— start Data lines —

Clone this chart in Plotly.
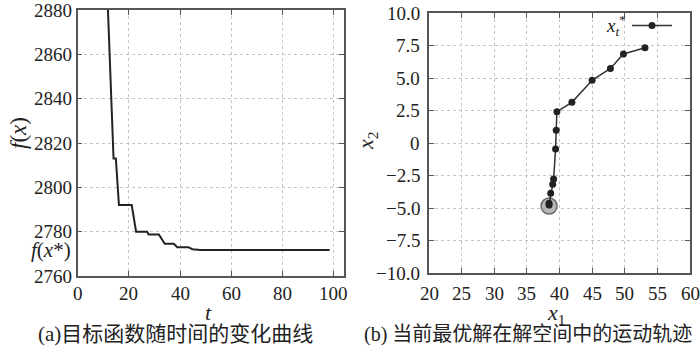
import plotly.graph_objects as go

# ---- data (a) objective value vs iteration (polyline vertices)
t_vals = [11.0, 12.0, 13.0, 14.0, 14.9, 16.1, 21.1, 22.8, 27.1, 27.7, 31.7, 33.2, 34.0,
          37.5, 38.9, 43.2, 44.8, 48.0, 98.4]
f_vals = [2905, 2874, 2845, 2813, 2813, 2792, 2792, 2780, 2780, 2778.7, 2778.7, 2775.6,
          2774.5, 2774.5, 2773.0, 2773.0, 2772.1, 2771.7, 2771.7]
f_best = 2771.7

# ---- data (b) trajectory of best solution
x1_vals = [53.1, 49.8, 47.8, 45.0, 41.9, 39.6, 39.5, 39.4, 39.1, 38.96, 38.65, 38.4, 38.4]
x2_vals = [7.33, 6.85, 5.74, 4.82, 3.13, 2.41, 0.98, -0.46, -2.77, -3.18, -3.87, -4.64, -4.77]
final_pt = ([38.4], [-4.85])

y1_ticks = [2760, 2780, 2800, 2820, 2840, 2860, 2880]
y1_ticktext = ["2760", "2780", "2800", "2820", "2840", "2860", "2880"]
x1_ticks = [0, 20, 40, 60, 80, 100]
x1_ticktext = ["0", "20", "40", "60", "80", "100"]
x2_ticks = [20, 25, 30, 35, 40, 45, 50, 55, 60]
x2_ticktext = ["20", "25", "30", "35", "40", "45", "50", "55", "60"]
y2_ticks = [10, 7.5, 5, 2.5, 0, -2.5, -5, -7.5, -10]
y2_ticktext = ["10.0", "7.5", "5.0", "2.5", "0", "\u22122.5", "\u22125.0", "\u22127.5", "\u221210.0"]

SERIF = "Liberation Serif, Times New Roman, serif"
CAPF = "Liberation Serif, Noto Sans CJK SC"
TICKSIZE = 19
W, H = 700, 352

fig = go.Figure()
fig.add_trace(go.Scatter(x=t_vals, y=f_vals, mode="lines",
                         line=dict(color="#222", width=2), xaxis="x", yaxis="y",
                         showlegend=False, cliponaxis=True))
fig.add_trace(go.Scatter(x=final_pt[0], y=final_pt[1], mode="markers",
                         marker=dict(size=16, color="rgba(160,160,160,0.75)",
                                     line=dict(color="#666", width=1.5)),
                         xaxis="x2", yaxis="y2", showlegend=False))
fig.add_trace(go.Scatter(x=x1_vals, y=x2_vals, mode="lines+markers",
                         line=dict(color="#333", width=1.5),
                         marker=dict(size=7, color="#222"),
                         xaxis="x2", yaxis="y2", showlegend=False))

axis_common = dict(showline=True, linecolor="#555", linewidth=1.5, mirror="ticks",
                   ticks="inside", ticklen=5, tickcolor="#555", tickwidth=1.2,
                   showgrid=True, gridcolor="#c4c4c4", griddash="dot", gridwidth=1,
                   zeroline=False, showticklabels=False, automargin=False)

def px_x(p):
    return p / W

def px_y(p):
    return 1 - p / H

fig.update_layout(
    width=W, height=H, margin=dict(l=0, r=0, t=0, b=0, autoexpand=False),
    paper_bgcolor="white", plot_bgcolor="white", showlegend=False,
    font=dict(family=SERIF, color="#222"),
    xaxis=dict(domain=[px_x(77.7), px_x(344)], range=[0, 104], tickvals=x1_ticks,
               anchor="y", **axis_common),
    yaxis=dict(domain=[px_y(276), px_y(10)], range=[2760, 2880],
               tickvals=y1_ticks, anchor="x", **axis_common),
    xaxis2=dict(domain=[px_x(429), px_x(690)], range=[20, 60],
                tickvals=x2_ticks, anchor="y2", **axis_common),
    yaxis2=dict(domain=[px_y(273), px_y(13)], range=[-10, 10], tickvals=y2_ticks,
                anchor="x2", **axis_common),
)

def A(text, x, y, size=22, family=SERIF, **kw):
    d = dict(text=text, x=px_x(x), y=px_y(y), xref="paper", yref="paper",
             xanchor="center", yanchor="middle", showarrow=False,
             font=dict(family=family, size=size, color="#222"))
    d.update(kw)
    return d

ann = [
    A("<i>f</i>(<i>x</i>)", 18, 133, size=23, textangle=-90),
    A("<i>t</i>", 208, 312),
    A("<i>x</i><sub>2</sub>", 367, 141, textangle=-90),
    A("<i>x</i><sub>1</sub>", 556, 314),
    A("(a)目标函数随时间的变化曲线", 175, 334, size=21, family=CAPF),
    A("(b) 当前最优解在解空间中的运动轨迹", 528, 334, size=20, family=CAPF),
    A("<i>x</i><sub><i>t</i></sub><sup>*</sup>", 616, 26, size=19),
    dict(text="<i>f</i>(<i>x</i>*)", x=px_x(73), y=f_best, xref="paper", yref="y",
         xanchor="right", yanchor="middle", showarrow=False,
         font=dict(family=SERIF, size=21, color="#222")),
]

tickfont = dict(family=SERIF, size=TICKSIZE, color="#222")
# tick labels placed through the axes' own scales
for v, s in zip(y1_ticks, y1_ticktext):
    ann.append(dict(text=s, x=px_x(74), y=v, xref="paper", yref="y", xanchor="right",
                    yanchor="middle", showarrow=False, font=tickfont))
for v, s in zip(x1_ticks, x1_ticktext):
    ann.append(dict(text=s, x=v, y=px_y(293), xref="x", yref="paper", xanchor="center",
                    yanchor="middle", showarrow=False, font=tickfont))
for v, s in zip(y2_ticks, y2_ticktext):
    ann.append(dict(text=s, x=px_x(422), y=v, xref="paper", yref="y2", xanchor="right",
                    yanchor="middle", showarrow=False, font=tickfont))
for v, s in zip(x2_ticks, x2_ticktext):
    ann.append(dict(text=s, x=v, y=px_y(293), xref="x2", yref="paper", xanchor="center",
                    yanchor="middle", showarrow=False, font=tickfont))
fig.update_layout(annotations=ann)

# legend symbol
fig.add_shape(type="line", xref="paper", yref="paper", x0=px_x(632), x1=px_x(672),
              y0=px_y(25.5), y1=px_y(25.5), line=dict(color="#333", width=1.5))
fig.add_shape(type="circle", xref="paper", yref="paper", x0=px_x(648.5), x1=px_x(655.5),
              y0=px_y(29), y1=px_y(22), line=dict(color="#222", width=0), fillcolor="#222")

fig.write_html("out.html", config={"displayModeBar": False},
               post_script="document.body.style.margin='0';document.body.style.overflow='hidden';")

— end Data lines —

■ Description of the task ■
Every line above should be returned exactly; the pictures stay out.

■ The answer ■
Clone this chart in Plotly.
import plotly.graph_objects as go

# ---- data (a) objective value vs iteration (polyline vertices)
t_vals = [11.0, 12.0, 13.0, 14.0, 14.9, 16.1, 21.1, 22.8, 27.1, 27.7, 31.7, 33.2, 34.0,
          37.5, 38.9, 43.2, 44.8, 48.0, 98.4]
f_vals = [2905, 2874, 2845, 2813, 2813, 2792, 2792, 2780, 2780, 2778.7, 2778.7, 2775.6,
          2774.5, 2774.5, 2773.0, 2773.0, 2772.1, 2771.7, 2771.7]
f_best = 2771.7

# ---- data (b) trajectory of best solution
x1_vals = [53.1, 49.8, 47.8, 45.0, 41.9, 39.6, 39.5, 39.4, 39.1, 38.96, 38.65, 38.4, 38.4]
x2_vals = [7.33, 6.85, 5.74, 4.82, 3.13, 2.41, 0.98, -0.46, -2.77, -3.18, -3.87, -4.64, -4.77]
final_pt = ([38.4], [-4.85])

y1_ticks = [2760, 2780, 2800, 2820, 2840, 2860, 2880]
y1_ticktext = ["2760", "2780", "2800", "2820", "2840", "2860", "2880"]
x1_ticks = [0, 20, 40, 60, 80, 100]
x1_ticktext = ["0", "20", "40", "60", "80", "100"]
x2_ticks = [20, 25, 30, 35, 40, 45, 50, 55, 60]
x2_ticktext = ["20", "25", "30", "35", "40", "45", "50", "55", "60"]
y2_ticks = [10, 7.5, 5, 2.5, 0, -2.5, -5, -7.5, -10]
y2_ticktext = ["10.0", "7.5", "5.0", "2.5", "0", "\u22122.5", "\u22125.0", "\u22127.5", "\u221210.0"]

SERIF = "Liberation Serif, Times New Roman, serif"
CAPF = "Liberation Serif, Noto Sans CJK SC"
TICKSIZE = 19
W, H = 700, 352

fig = go.Figure()
fig.add_trace(go.Scatter(x=t_vals, y=f_vals, mode="lines",
                         line=dict(color="#222", width=2), xaxis="x", yaxis="y",
                         showlegend=False, cliponaxis=True))
fig.add_trace(go.Scatter(x=final_pt[0], y=final_pt[1], mode="markers",
                         marker=dict(size=16, color="rgba(160,160,160,0.75)",
                                     line=dict(color="#666", width=1.5)),
                         xaxis="x2", yaxis="y2", showlegend=False))
fig.add_trace(go.Scatter(x=x1_vals, y=x2_vals, mode="lines+markers",
                         line=dict(color="#333", width=1.5),
                         marker=dict(size=7, color="#222"),
                         xaxis="x2", yaxis="y2", showlegend=False))

axis_common = dict(showline=True, linecolor="#555", linewidth=1.5, mirror="ticks",
                   ticks="inside", ticklen=5, tickcolor="#555", tickwidth=1.2,
                   showgrid=True, gridcolor="#c4c4c4", griddash="dot", gridwidth=1,
                   zeroline=False, showticklabels=False, automargin=False)

def px_x(p):
    return p / W

def px_y(p):
    return 1 - p / H

fig.update_layout(
    width=W, height=H, margin=dict(l=0, r=0, t=0, b=0, autoexpand=False),
    paper_bgcolor="white", plot_bgcolor="white", showlegend=False,
    font=dict(family=SERIF, color="#222"),
    xaxis=dict(domain=[px_x(77.7), px_x(344)], range=[0, 104], tickvals=x1_ticks,
               anchor="y", **axis_common),
    yaxis=dict(domain=[px_y(276), px_y(10)], range=[2760, 2880],
               tickvals=y1_ticks, anchor="x", **axis_common),
    xaxis2=dict(domain=[px_x(429), px_x(690)], range=[20, 60],
                tickvals=x2_ticks, anchor="y2", **axis_common),
    yaxis2=dict(domain=[px_y(273), px_y(13)], range=[-10, 10], tickvals=y2_ticks,
                anchor="x2", **axis_common),
)

def A(text, x, y, size=22, family=SERIF, **kw):
    d = dict(text=text, x=px_x(x), y=px_y(y), xref="paper", yref="paper",
             xanchor="center", yanchor="middle", showarrow=False,
             font=dict(family=family, size=size, color="#222"))
    d.update(kw)
    return d

ann = [
    A("<i>f</i>(<i>x</i>)", 18, 133, size=23, textangle=-90),
    A("<i>t</i>", 208, 312),
    A("<i>x</i><sub>2</sub>", 367, 141, textangle=-90),
    A("<i>x</i><sub>1</sub>", 556, 314),
    A("(a)目标函数随时间的变化曲线", 175, 334, size=21, family=CAPF),
    A("(b) 当前最优解在解空间中的运动轨迹", 528, 334, size=20, family=CAPF),
    A("<i>x</i><sub><i>t</i></sub><sup>*</sup>", 616, 26, size=19),
    dict(text="<i>f</i>(<i>x</i>*)", x=px_x(73), y=f_best, xref="paper", yref="y",
         xanchor="right", yanchor="middle", showarrow=False,
         font=dict(family=SERIF, size=21, color="#222")),
]

tickfont = dict(family=SERIF, size=TICKSIZE, color="#222")
# tick labels placed through the axes' own scales
for v, s in zip(y1_ticks, y1_ticktext):
    ann.append(dict(text=s, x=px_x(74), y=v, xref="paper", yref="y", xanchor="right",
                    yanchor="middle", showarrow=False, font=tickfont))
for v, s in zip(x1_ticks, x1_ticktext):
    ann.append(dict(text=s, x=v, y=px_y(293), xref="x", yref="paper", xanchor="center",
                    yanchor="middle", showarrow=False, font=tickfont))
for v, s in zip(y2_ticks, y2_ticktext):
    ann.append(dict(text=s, x=px_x(422), y=v, xref="paper", yref="y2", xanchor="right",
                    yanchor="middle", showarrow=False, font=tickfont))
for v, s in zip(x2_ticks, x2_ticktext):
    ann.append(dict(text=s, x=v, y=px_y(293), xref="x2", yref="paper", xanchor="center",
                    yanchor="middle", showarrow=False, font=tickfont))
fig.update_layout(annotations=ann)

# legend symbol
fig.add_shape(type="line", xref="paper", yref="paper", x0=px_x(632), x1=px_x(672),
              y0=px_y(25.5), y1=px_y(25.5), line=dict(color="#333", width=1.5))
fig.add_shape(type="circle", xref="paper", yref="paper", x0=px_x(648.5), x1=px_x(655.5),
              y0=px_y(29), y1=px_y(22), line=dict(color="#222", width=0), fillcolor="#222")

fig.write_html("out.html", config={"displayModeBar": False},
               post_script="document.body.style.margin='0';document.body.style.overflow='hidden';")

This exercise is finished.